Everything's OK as long as I'm in a clean bash session.

If I run tmux, however, the directory entries from my config files get prepended to PATH doubly (regardless of my ENV variable guards). It seems that tmux has two environments for ENV variables which it then merges.

This is a problem, since entries prepended by the .rvm script get only prepended once, and in the tmux scenario they don't end up first.

How can I prevent this from happening?

Edit—additional info: All my PATH additions get prepended in .profile, which I include from .bash_profile (. ~/.profile). All my GUI terminals are run "as a login shell".

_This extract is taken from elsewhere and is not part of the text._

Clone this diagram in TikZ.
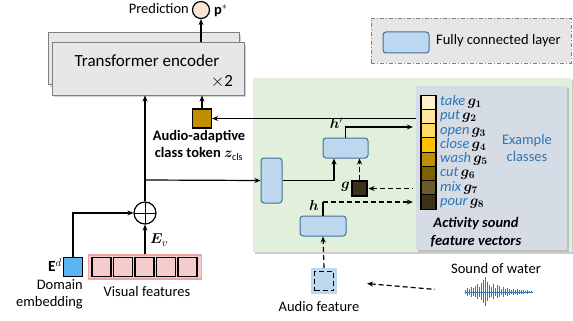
\documentclass[tikz,border=0pt]{standalone}
\usepackage{fontspec}
\setmainfont{Carlito}
\usepackage{amsmath}
\usepackage{bm}
\usetikzlibrary{arrows.meta,shadows}

\definecolor{fcfill}{HTML}{BDD7EE}
\definecolor{fcdraw}{HTML}{41719C}
\definecolor{panelgreen}{HTML}{E2EFDA}
\definecolor{panelgray}{HTML}{D6DCE5}
\definecolor{encgray}{HTML}{E7E7E7}
\definecolor{legendgray}{HTML}{E7E6E6}
\definecolor{classblue}{HTML}{2E75B6}
\definecolor{tokengold}{HTML}{BF8F00}
\definecolor{visfill}{HTML}{F4CCCC}
\definecolor{visedge}{HTML}{EBA5A5}
\definecolor{predfill}{HTML}{FBE3D6}
\definecolor{domblue}{HTML}{5BB5F5}
\definecolor{vecA}{HTML}{FFF2CC}
\definecolor{vecB}{HTML}{FFE699}
\definecolor{vecC}{HTML}{FFD966}
\definecolor{vecD}{HTML}{FFC000}
\definecolor{vecE}{HTML}{BF9000}
\definecolor{vecF}{HTML}{7F6000}
\definecolor{vecG}{HTML}{6B5A2B}
\definecolor{vecH}{HTML}{3B3219}

\tikzset{
  lbl/.style={font=\fontsize{14.5}{17}\selectfont, inner sep=1pt},
  fc/.style={draw=fcdraw, fill=fcfill, rounded corners=3pt, line width=1pt},
  enc/.style={draw=gray, fill=encgray, line width=1pt, drop shadow={opacity=0.35}},
  cellbox/.style={draw, line width=1.2pt, minimum width=15pt, minimum height=14.25pt, inner sep=0pt},
  sq/.style={draw, line width=1.2pt, minimum size=19pt, inner sep=0pt},
  conn/.style={line width=1.2pt, >={Stealth[length=6pt,width=5pt]}},
  dashline/.style={dash pattern=on 5pt off 3pt},
}

\begin{document}
\begin{tikzpicture}[x=1pt, y=-1pt]
\useasboundingbox (0,0) rectangle (573,321);
% Legend with dash-dot border
\node[draw=gray, fill=legendgray, line width=0.8pt, dash pattern=on 4pt off 2pt on 1pt off 2pt,
  minimum width=200pt, minimum height=45pt] (legend) at (471,40.5) {};
\node[fc, minimum width=46pt, minimum height=21pt] (legfc) at (406,42.5) {};
\node[lbl, right] (legtxt) at (435,41) {Fully connected layer};
% Green panel and activity sound feature box
\fill[panelgreen, drop shadow={opacity=0.4}] (253,78) rectangle (572,252);
\node[fill=panelgray, minimum width=151pt, minimum height=164pt, drop shadow={opacity=0.4}] (featbox) at (491.5,168) {};
% Transformer encoder (two stacked boxes)
\node[enc, minimum width=191pt, minimum height=52pt] (encback) at (143.5,59) {};
\node[enc, minimum width=192pt, minimum height=52pt] (enc) at (148,69) {};
\node[font=\fontsize{17}{20}\selectfont, inner sep=0pt, text height=12pt, text depth=3pt] (enctxt) at (147,62) {Transformer encoder};
\node[font=\fontsize{17}{20}\selectfont, inner sep=0pt, text height=11pt, text depth=0pt] (enctimes) at (222,81.5) {$\times$2};
% Prediction
\node[circle, draw, fill=predfill, line width=1.2pt, minimum size=17pt, inner sep=0pt] (pred) at (201,10) {};
\node[lbl, left] (predtxt) at (190,9) {Prediction};
\node[lbl, right] (predsym) at (213,11) {$\mathbf{p}^{*}$};
\draw[conn,->] (enc.north -| pred) -- (pred.south);
% Audio-adaptive class token
\node[sq, fill=tokengold] (tok) at (202,118.5) {};
\node[lbl, font=\fontsize{14.5}{17}\selectfont\bfseries, align=center] (toktxt) at (199,145.5)
  {Audio-adaptive\\class token $\bm{z}_{\mathrm{cls}}$};
\draw[conn,->] (tok.north) -- (tok.north |- enc.south);
\draw[conn,<-] (tok.east) -- (tok.east -| featbox.west);
% Sum of visual features and domain embedding
\node[circle, draw, line width=1.2pt, minimum size=22pt, inner sep=0pt,
  path picture={\draw[line width=0.9pt] (path picture bounding box.north) -- (path picture bounding box.south)
  (path picture bounding box.west) -- (path picture bounding box.east);}] (plus) at (145,213) {};
\draw[conn,->] (plus.north) -- (plus.north |- enc.south);
% Domain embedding
\node[sq, fill=domblue] (dom) at (73,267) {};
\node[lbl, left, font=\fontsize{15.5}{17}\selectfont] (domsym) at (63,265) {$\mathbf{E}^{d}$};
\node[lbl, align=right, anchor=north east] (domtxt) at (84,278) {Domain\\embedding};
\draw[conn,->] (dom.north) |- (plus.west);
% Visual features
\node[draw=visedge, fill=visfill, line width=1.2pt, minimum width=113pt, minimum height=24pt] (vis) at (145,267) {};
\foreach \i in {1,...,5}
  \node[sq, fill=visfill] (vis\i) at (80+21.5*\i,267) {};
\node[lbl] (vistxt) at (147,292) {Visual features};
\draw[conn,->] (vis.north) -- (plus.south);
\node[lbl, right, font=\fontsize{15.5}{17}\selectfont] (evsym) at (149,240) {$\bm{E}_{v}$};
% Fully connected layers
\node[fc, minimum width=21pt, minimum height=45pt] (fcv) at (271.5,180.5) {};
\node[fc, minimum width=45pt, minimum height=20pt] (fchp) at (345.5,148) {};
\node[fc, minimum width=46pt, minimum height=20pt] (fch) at (323,226) {};
\coordinate (split) at (145,180);
\draw[conn,->] (split) -- (fcv.west);
\draw[conn,->] (fcv.east) -| ([xshift=-11.5pt]fchp.south);
% h' to the feature vectors
\coordinate (hpbend) at (345.5,127);
\draw[conn,->, shorten >=3pt] (fchp.north) -- (hpbend) -- (hpbend -| featbox.west);
\node[lbl, left] (hpsym) at (344,123) {$\bm{h}'$};
% g from the feature vectors
\node[draw, fill=vecH, line width=1.2pt, minimum size=15pt, inner sep=0pt] (gsq) at (359.5,188.5) {};
\node[lbl, left] (gsym) at (351,187) {$\bm{g}$};
\draw[conn,->, dashline] (gsq.north) -- (gsq.north |- fchp.south);
\draw[conn,<-, dashline, shorten <=1pt, shorten >=3pt] (gsq.east) -- (gsq.east -| featbox.west);
% h to the feature vectors
\coordinate (hbend) at (323,202);
\draw[conn] (fch.north) -- (hbend);
\draw[conn,->, dashline, shorten >=3pt] (hbend) -- (hbend -| featbox.west);
\node[lbl, left] (hsym) at (320,205) {$\bm{h}$};
% Activity sound feature vectors
\foreach \col/\name [count=\i] in {vecA/take, vecB/put, vecC/open, vecD/close, vecE/wash, vecF/cut, vecG/mix, vecH/pour} {
  \node[cellbox, fill=\col] (vec\i) at (428.5,88+14.25*\i) {};
  \node[lbl, right, text=classblue, inner sep=0pt, text height=9pt, text depth=2.5pt] (cls\i) at (440,88+14.25*\i)
    {\textit{\name}\,\textcolor{black}{$\bm{g_{\i}}$}};
}
\node[lbl, text=classblue, align=center] (extxt) at (527,148.5) {Example\\classes};
\node[lbl, font=\fontsize{14.5}{18}\selectfont\bfseries\itshape, align=center] (feattxt) at (476,232) {Activity sound\\feature vectors};
% Audio feature
\node[fill=fcfill, minimum size=26pt, inner sep=0pt] (aud) at (324,281) {};
\node[draw, dashline, line width=1.2pt, minimum size=19pt, inner sep=0pt] (audin) at (324,281) {};
\node[lbl] (audtxt) at (319,307) {Audio feature};
\draw[conn,->, dashline] (aud.north) -- (fch.south);
% Sound of water
\node[lbl] (sndtxt) at (496,269) {Sound of water};
\node[minimum width=68pt, minimum height=34pt, inner sep=0pt] (wave) at (499,292) {};
\draw[classblue, line width=0.6pt] (wave.west) -- (wave.east);
\foreach \a [count=\k] in {2,4,3,5,4,6,8,5,9,12,15,10,7,5,8,4,7,6,3,5,3,4,3,2.5,3.5,2.5,3,2,2.5,2,1.5,2,1.2,0.8}
  \draw[classblue, line width=0.9pt] (463+2*\k,292-\a) -- (463+2*\k,292+0.9*\a);
\draw[conn,<-, dashline, shorten <=30pt, shorten >=30pt] (aud.east) -- (wave.west);
\end{tikzpicture}
\end{document}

In each config file, I use guards of the following form to prevent double inclusion:

    if [ "$PROFILE_SOURCED" != "true" ]; then
         export PROFILE_SOURCED=true
    ...
    fi

By prepending an entry to PATH, I mean export PATH=entry:$PATH.

Petr Skocik
  • 28,816
  • Please explain which of those files is actually setting the path. .profile is ignored if .bash_profile exists and both are ignored when running non-login shells. Also see here for some tricks to make sure this does not happen. – terdon Apr 13 '14 at 15:02
  • @terdon I've expanded the question with some additional info. Thanks for looking into it. – Petr Skocik Apr 13 '14 at 15:29
  • Thanks but we'll need a bit more. How are you setting all your shells to be "login shells"? Can you actually show the relevant lines? Your test won't work since the variable will likely not always be set depending on how the shells are started. Did you read my previous link? There are much better ways of avoiding duplicates explained there. – terdon Apr 13 '14 at 15:33
  • I'm using the "Run command as a login shell option" in my terminal emulator (mate-terminal). (It's in RVM's manual at https://rvm.io/rvm/install). I'll try some of those tips in the link you gave. – Petr Skocik Apr 13 '14 at 15:48

2 Answers2

3

Solved by the following:

  1. Placed a guard around my PATH manipulation code in .profile

    if [ "$PATHS" != "true" ]; then
        export PATHS="true"
    #Manipulate and export PATH over here
    fi
    
  2. Removed file-level guards around .bash_profile and .bashrc

  3. IMPORTANT: RESTARTED the tmux server. (killall tmux) -- the manual indicates the server maintains its own environment, which it inherits from its parent shell. If config files change, tmux needs to start afresh.

Petr Skocik
  • 28,816
2

One possibility for getting duplicate entries on environmental variables is to have them recursively defined. Recursive definition occurs when you have, in ~/.bashrc, something of this sort :

export SOME_VARIABLE=$SOME_VARIABLE:/some/paths/

When tmux starts, it launches a login shell by default. You can change this behaviour by setting in ~/.tmux.conf the option

set-option -g default-command bash #or zsh, or whatever

as said in this question. Either way, tmux starts a shell, which in turn sources ~/.bashrc (either as non-login shell or as login shell, through ~/.profile). Since environmental variables are defined recursively in the .bashrc file, going through ~/.bashrc again will add /some/paths to those already defined paths. So they will be duplicated.

Many environmental variables are empty when a shell is launched. So defining them as

export SOME_VARIABLE=:/some/paths/

should do no harm and will prevent tmux from creating duplicates. If they start off with some values (like PATH), one solution might be to write down these defaults in the definition of the variable.